Our grade 8 science students are currently learning the systems of the body.  This week they have been looking specifically at the circulatory system so I decided to find a digital picture of this system and using voicethread, describe how the heart and lungs work together to circulate blood in our bodies (example 1).  Once again, finding and uploading the picture and using the tool was the easy part.  I had to do some reviewing about the circulatory system before I was confident enough to demonstrate my learning using voicethread.    What a great way for students to synthesize all they have learned on the subject and demonstrate whether they understand the process or not!  I had never used the drawing tool before – it was fun and easy to use – and perfect to show whether I knew which way the blood pumps in the body.  Every student in the class could create their own demonstration on the same voicethread and they could all then be reviewed and by the teacher who could leave a comment stating whether the student had understood the process.  After showing a few of our science teachers my multimedia circulatory system, they can’t wait to give it a try.  We’re already thinking of ways to incorporate voicethread into demonstrations of other body systems.

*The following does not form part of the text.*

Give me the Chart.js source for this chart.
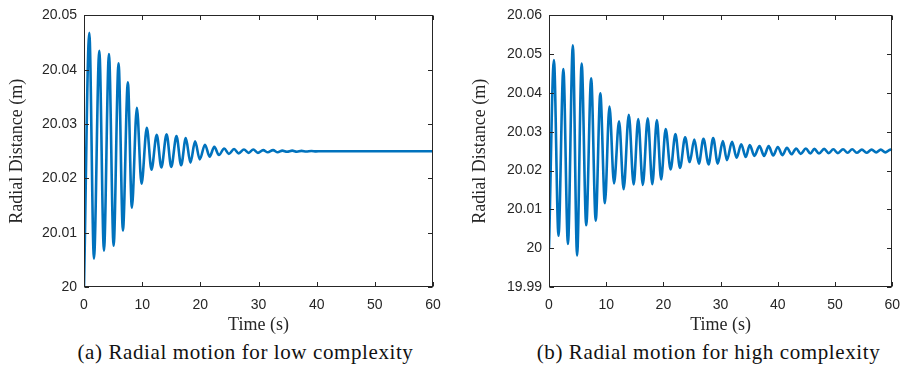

Our grade 7 science students have been discussing how to preserve natural resources such as water.  They have been examining the water cycle and how water tables can become polluted.  So I decided to see if I could describe the water cycle to them using voicethread (example 2).  Much like my experience with the circulatory system, it wasn’t hard to find the picture and use the tool, I had to plan how and what I was going to say.  Using the drawing tool was once again a perfect fit for this presentation.  I haven’t shown this presentation to any teachers yet but I think they will see the value of students demonstrating their learning of the water cycle in the way.  Students could even create their own voicethread presentations finding pictures of other natural resources and adding their thoughts on how they can be preserved.

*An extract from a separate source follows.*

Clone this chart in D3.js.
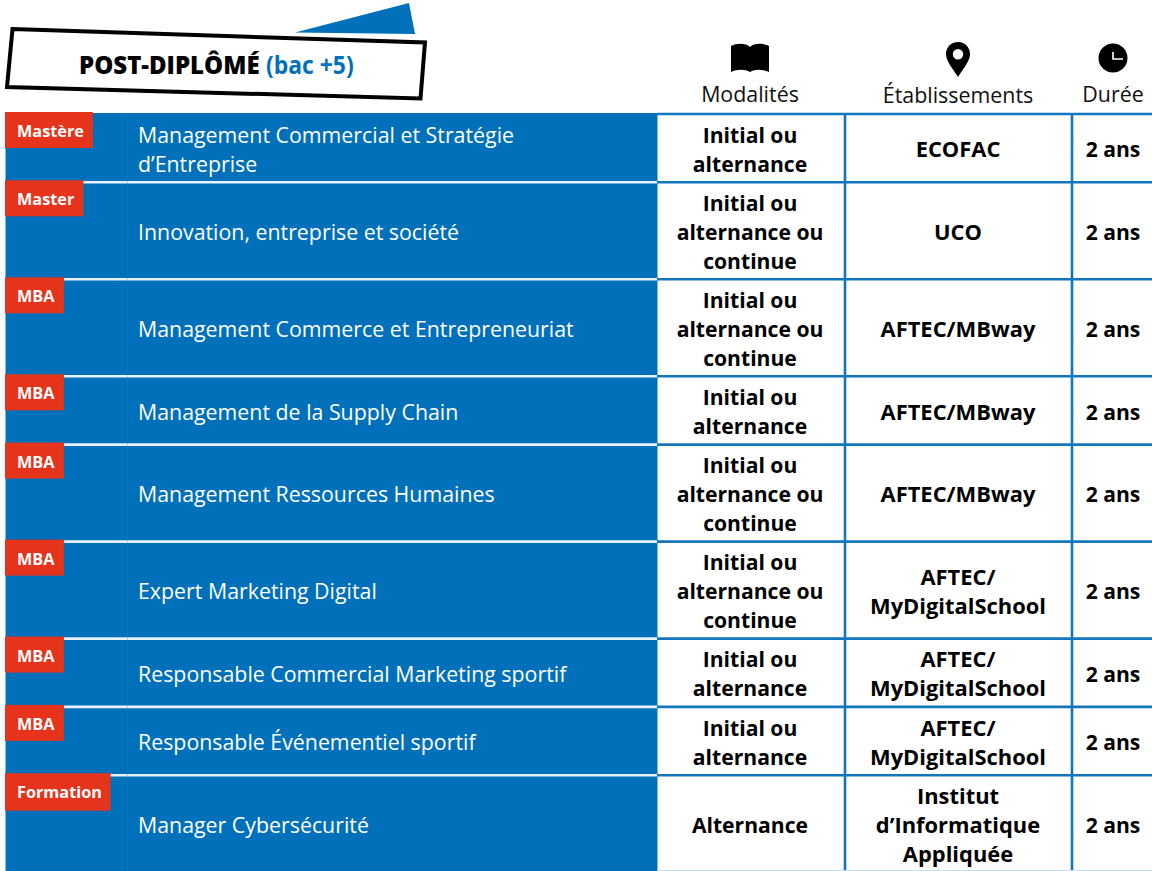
<!DOCTYPE html>
<html>
<head>
<meta charset="utf-8">
<script src="https://cdn.jsdelivr.net/npm/d3@7"></script>
<style>
  html, body { margin: 0; background: #fff; }
  svg { display: block; }
  text { font-family: "Open Sans", "Noto Sans", sans-serif; }
</style>
</head>
<body>
<div id="chart"></div>
<script>
const badges = ["Mastère", "Master", "MBA", "MBA", "MBA", "MBA", "MBA", "MBA", "Formation"];
const titles = [
  ["Management Commercial et Stratégie", "d’Entreprise"],
  ["Innovation, entreprise et société"],
  ["Management Commerce et Entrepreneuriat"],
  ["Management de la Supply Chain"],
  ["Management Ressources Humaines"],
  ["Expert Marketing Digital"],
  ["Responsable Commercial Marketing sportif"],
  ["Responsable Événementiel sportif"],
  ["Manager Cybersécurité"]
];
const modalites = [
  ["Initial ou", "alternance"],
  ["Initial ou", "alternance ou", "continue"],
  ["Initial ou", "alternance ou", "continue"],
  ["Initial ou", "alternance"],
  ["Initial ou", "alternance ou", "continue"],
  ["Initial ou", "alternance ou", "continue"],
  ["Initial ou", "alternance"],
  ["Initial ou", "alternance"],
  ["Alternance"]
];
const etablissements = [
  ["ECOFAC"],
  ["UCO"],
  ["AFTEC/MBway"],
  ["AFTEC/MBway"],
  ["AFTEC/MBway"],
  ["AFTEC/", "MyDigitalSchool"],
  ["AFTEC/", "MyDigitalSchool"],
  ["AFTEC/", "MyDigitalSchool"],
  ["Institut", "d’Informatique", "Appliquée"]
];
const durees = ["2 ans", "2 ans", "2 ans", "2 ans", "2 ans", "2 ans", "2 ans", "2 ans", "2 ans"];
const headers = ["Modalités", "Établissements", "Durée"];

const width = 1152;
const height = 871;
const blue = "#0070ba";
const lineBlue = "#1276bd";
const red = "#e6341c";
const lineHeight = 29;
const tableTop = 114;

const svg = d3.select("#chart").append("svg")
  .attr("width", width)
  .attr("height", height);

// row height follows the number of text lines in the row
const rowHeight = d3.scaleOrdinal().domain([1, 2, 3]).range([68.3, 68.3, 97]);
const lineCounts = badges.map((_d, i) => Math.max(modalites[i].length, etablissements[i].length, titles[i].length));
const rowTops = [tableTop, ...d3.cumsum(lineCounts, (d) => rowHeight(d)).map((d) => tableTop + d)];

const columns = [
  { x0: 657, cx: 750, k: 0.96, values: modalites },
  { x0: 845, cx: 958, k: 0.995, values: etablissements },
  { x0: 1072, cx: 1113, k: 0.96, values: durees.map((d) => [d]) }
];

// myriad has other proportions than anything installed, so adjust the natural width
const fit = (sel, k) =>
  sel.each(function () {
    const w = this.getComputedTextLength();
    d3.select(this).attr("textLength", w * k).attr("lengthAdjust", "spacingAndGlyphs");
  });

// title box
svg.append("path")
  .attr("d", d3.line()([[295, 32.5], [409, 3], [415, 34]]) + "Z")
  .attr("fill", blue);
svg.append("path")
  .attr("d", d3.line()([[12.5, 29], [425, 42.5], [420.5, 98.5], [7, 87]]) + "Z")
  .attr("fill", "#fff")
  .attr("stroke", "#000")
  .attr("stroke-width", 4);
svg.append("text")
  .attr("x", 79)
  .attr("y", 74)
  .attr("font-size", 25)
  .attr("font-weight", 800)
  .attr("fill", "#000")
  .text("POST-DIPLÔMÉ")
  .call(fit, 0.96);
svg.append("text")
  .attr("x", 266)
  .attr("y", 74)
  .attr("font-size", 25)
  .attr("font-weight", 700)
  .attr("fill", blue)
  .text("(bac +5)")
  .call(fit, 0.915);

// header icons
const icons = svg.append("g");
icons.append("path")
  .attr("d", "M731 46 C737 43 746 43 750 47 C754 43 763 43 769 46 L769 72 C763 69 755 69 750 72 C745 69 737 69 731 72 Z")
  .attr("fill", "#000");
icons.append("path")
  .attr("fill-rule", "evenodd")
  .attr("fill", "#000")
  .attr("d", "M958 42 C965 42 970 47.5 970 54 C970 61 963 69 958 77 C953 69 946 61 946 54 C946 47.5 951 42 958 42 Z M958 49 A5.2 5.2 0 1 0 958 59.4 A5.2 5.2 0 1 0 958 49 Z");
icons.append("circle").attr("cx", 1113).attr("cy", 58).attr("r", 14.5).attr("fill", "#000");
icons.append("path")
  .attr("d", "M1113 52 V59 H1123")
  .attr("fill", "none")
  .attr("stroke", "#fff")
  .attr("stroke-width", 1.6);

svg.append("g")
  .selectAll("text")
  .data(headers)
  .join("text")
  .attr("x", (_d, i) => columns[i].cx)
  .attr("y", (_d, i) => (i === 1 ? 103 : 101.5))
  .attr("text-anchor", "middle")
  .attr("font-size", 21.5)
  .attr("fill", "#111")
  .text((d) => d)
  .call(fit, 0.995);

// blue band
svg.append("rect")
  .attr("x", 5.5)
  .attr("y", tableTop - 1)
  .attr("width", 652)
  .attr("height", height - tableTop + 1)
  .attr("fill", blue);

// white gaps between rows
svg.append("g")
  .selectAll("line")
  .data(rowTops.slice(1, -1))
  .join("line")
  .attr("x1", 5)
  .attr("x2", 657)
  .attr("y1", (d) => d)
  .attr("y2", (d) => d)
  .attr("stroke", "#e8f2f9")
  .attr("stroke-width", 2.6);

// faint guide inside the band
svg.append("line")
  .attr("x1", 127.5)
  .attr("x2", 127.5)
  .attr("y1", tableTop)
  .attr("y2", height)
  .attr("stroke", "#1a7dc0")
  .attr("stroke-width", 0.3);

// cell borders
const grid = svg.append("g")
  .attr("stroke", lineBlue)
  .attr("stroke-width", 2.6);
grid.selectAll(".h")
  .data(rowTops.slice(0, -1))
  .join("line")
  .attr("class", "h")
  .attr("x1", 657)
  .attr("x2", width)
  .attr("y1", (d) => d)
  .attr("y2", (d) => d);
grid.selectAll(".v")
  .data(columns.slice(1))
  .join("line")
  .attr("class", "v")
  .attr("x1", (d) => d.x0)
  .attr("x2", (d) => d.x0)
  .attr("y1", tableTop - 1)
  .attr("y2", height);
svg.append("line")
  .attr("x1", 657)
  .attr("x2", width)
  .attr("y1", height - 0.5)
  .attr("y2", height - 0.5)
  .attr("stroke", "#bfe0f0")
  .attr("stroke-width", 1);

// a stack of lines centred on the row, baseline offset
const drawLines = (parent, lines, mid, x, anchor, fill, weight, k) => {
  const firstBase = mid + 9.2 - ((lines.length - 1) * lineHeight) / 2;
  parent.selectAll(null)
    .data(lines)
    .join("text")
    .attr("x", x)
    .attr("y", (_d, i) => firstBase + i * lineHeight)
    .attr("text-anchor", anchor)
    .attr("fill", fill)
    .attr("font-weight", weight)
    .attr("font-size", 22)
    .text((d) => d)
    .call(fit, k);
};

badges.forEach((_d, i) => {
  const mid = (rowTops[i] + rowTops[i + 1]) / 2;
  drawLines(svg.append("g"), titles[i], mid, 138, "start", "#fff", 400, 0.97);
  columns.forEach((c) => {
    drawLines(svg.append("g"), c.values[i], mid, c.cx, "middle", "#000", 700, c.k);
  });
});

// red badges sit on top of the gaps
const badgeFit = 0.985;
const badgeGroup = svg.append("g")
  .selectAll("g")
  .data(badges)
  .join("g")
  .attr("transform", (_d, i) => `translate(5, ${rowTops[i] - 2})`);
const badgeRects = badgeGroup.append("rect")
  .attr("height", (d) => (d === "Formation" ? 37.5 : 36))
  .attr("fill", red);
badgeGroup.append("text")
  .attr("x", 12)
  .attr("y", 25)
  .attr("font-size", 16.5)
  .attr("font-weight", 700)
  .attr("fill", "#fff")
  .text((d) => d)
  .call(fit, badgeFit);
badgeRects.attr("width", function () {
  return this.parentNode.querySelector("text").getComputedTextLength() * badgeFit + 22;
});
</script>
</body>
</html>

From the three voicethread multimedia presentations I have created this week, I can see that the uses for voicethread is endless.  Students could use voicethread to create personal histories, describe their latest field trip, create a safety guide for the science lab or create a virtual trip to any country.  On a personal level, I could use voicethread to share my latest pictures with my family especially those out of town.  I would have loved this to show and tell my mother and father about the latest milestones of my children when they lived out of town and couldn’t see them very often.